恋物語が中心ではないですから、仕方がないといえばないんですけど、なんとかしようがあったはず、と思ったりします。
彩凪翔さんの勝海舟は、ねえ。彩凪さんがどーのといいますより、勝海舟の描き方が、私のイメージから大きくかけ離れていました。
重要人物として描くなら、勝ではなく、松本良順でしょ、と思ったんですが、石田昌也先生、「壬生義士伝」で出してこられてましたね。凪七瑠海さんが演じておられました。
私、今まで知らないでいて驚いたのですが、2019年に望海さんが主演なさった「壬生義士伝」は、同じ石田昌也氏の作・演出だったんですね。
うーん。石田昌也先生ご自身が、「誠の群像」よりも現代的で望海さんに似合う新撰組を、と、「壬生義士伝」を作られたんでしょうか。
えーと。「壬生義士伝」、原作小説を読んでいませんし、映画もテレビも見ていません。
宝塚のみ見た感想ですが、望海さんも真彩さんも、すばらしい歌唱、見事な演技、でした。
ですけれども。現実離れのしすぎ、と感じるのは、私だけなんでしょうか?
いや、なにがって、武士の妻が3人目の子を身ごもって、このままでは一家で食べるものがなくなるからと、口減らしに入水自殺をはかるなんて、ありえない!!! と私は感じます。まあ、これは、私が南国に生まれ育ったから、なのかもしれませんが、いくら南部藩でも、ちょっと、首をかしげてしまいます。
で、望海さん演じる主人公が、妻子を飢え死にさせないために、脱藩して京へ出て新撰組に入るって、いったいなんなんでしょう???
理解に苦しみます。
南部藩で飢えるというならば、です。ゆかりのあります蝦夷地へ出て、当時、箱館奉行所は下っ端役人を募集していたようですから、広瀬常さんのお父さんのように、北方の守りにつく、という方がはるかに現実的です。
私はもう、「これ、なんの冗談?」と、ストーリーになじめませんでしたので、望海さん真彩さんの熱演にも、「すばらしいんだけど、でもねえ」と、感動できませんでした。

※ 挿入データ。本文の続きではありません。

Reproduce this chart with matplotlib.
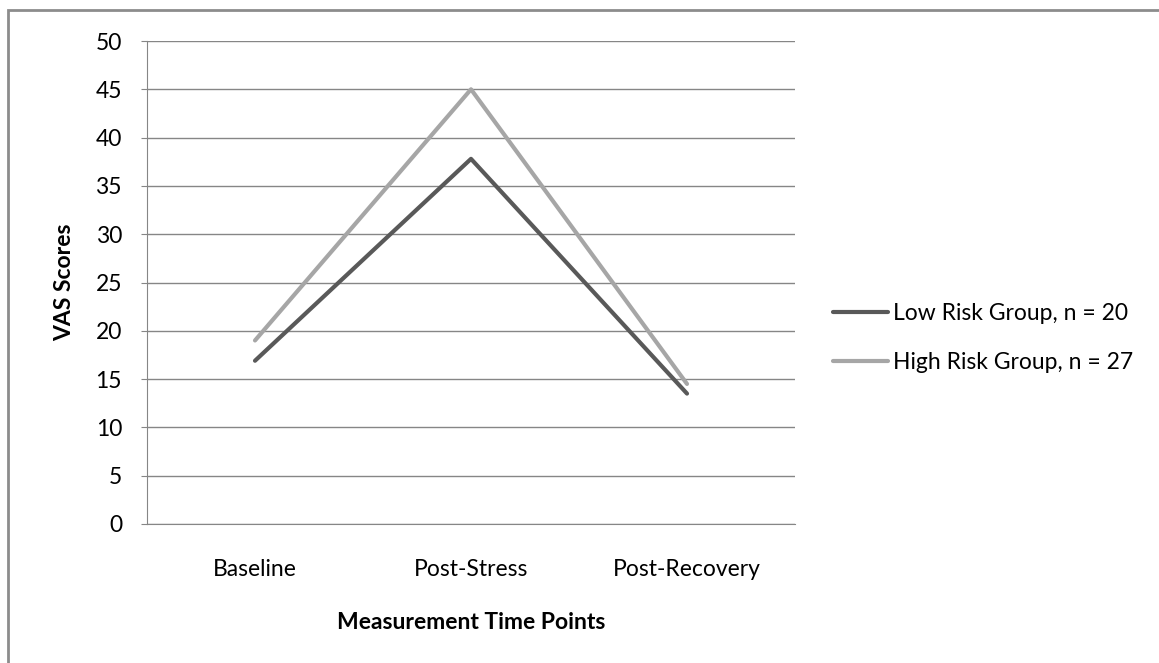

とは言いますものの、次のような記事が、日野市観光協会のサイトにありましたので、石田昌也先生が、「今だったら壬生義士伝」と思われたのも、無理はないかもしれないんですけれども。
http://makoto.shinsenhino.com/archives/fes/100430193833.php
要するに、「司馬新選組に酔い、浅田新選組に涙する」というほど、「壬生義士伝」は持ち上げられているようなんですが、私にはさっぱり、そのよさがわかりませんでしたです、はい。
やっぱり、私の好みからしますと、五稜郭の土方さんを、やって欲しいです。
望海さんはご卒業されてしまいますので、キキちゃんトップで。
洋装の土方さんならば、キキちゃん、似合います。
上に書いておりますが、箱館戦争においては、複数のフランス人も、土方さんの戦友でした。
といいますか、そもそも、この「普仏戦争と前田正名」シリーズは、前田正名が宝塚の主人公になった! と聞き、びっくりして調べてみましたら、ものすごーいデタラメ物語だったものですから、つい、深追いして楽しんで書いてしまいました。
いや、なんと、いま調べてみましたら、音月桂さん主演の雪組公演ですね。彩風さん、月城さんも、出ていらしたみたいです。
映画『燃えよ剣』予告映像(90秒)近日公開!
検索をかけていましたら、『燃えよ剣』の映画の新作に行き当たりました。
実際、かならずしも「燃えよ剣」が古く、「壬生義士伝」が新しい、ということは、ないと思うんですのよ。
しかし、うわーっ! 岡田准一が土方さんって、あんまりです! 年行き過ぎだし、まったくもって似合わない!
もう、ぜひとも、キキちゃん主演で、五稜郭の土方さんを、お願いします!!!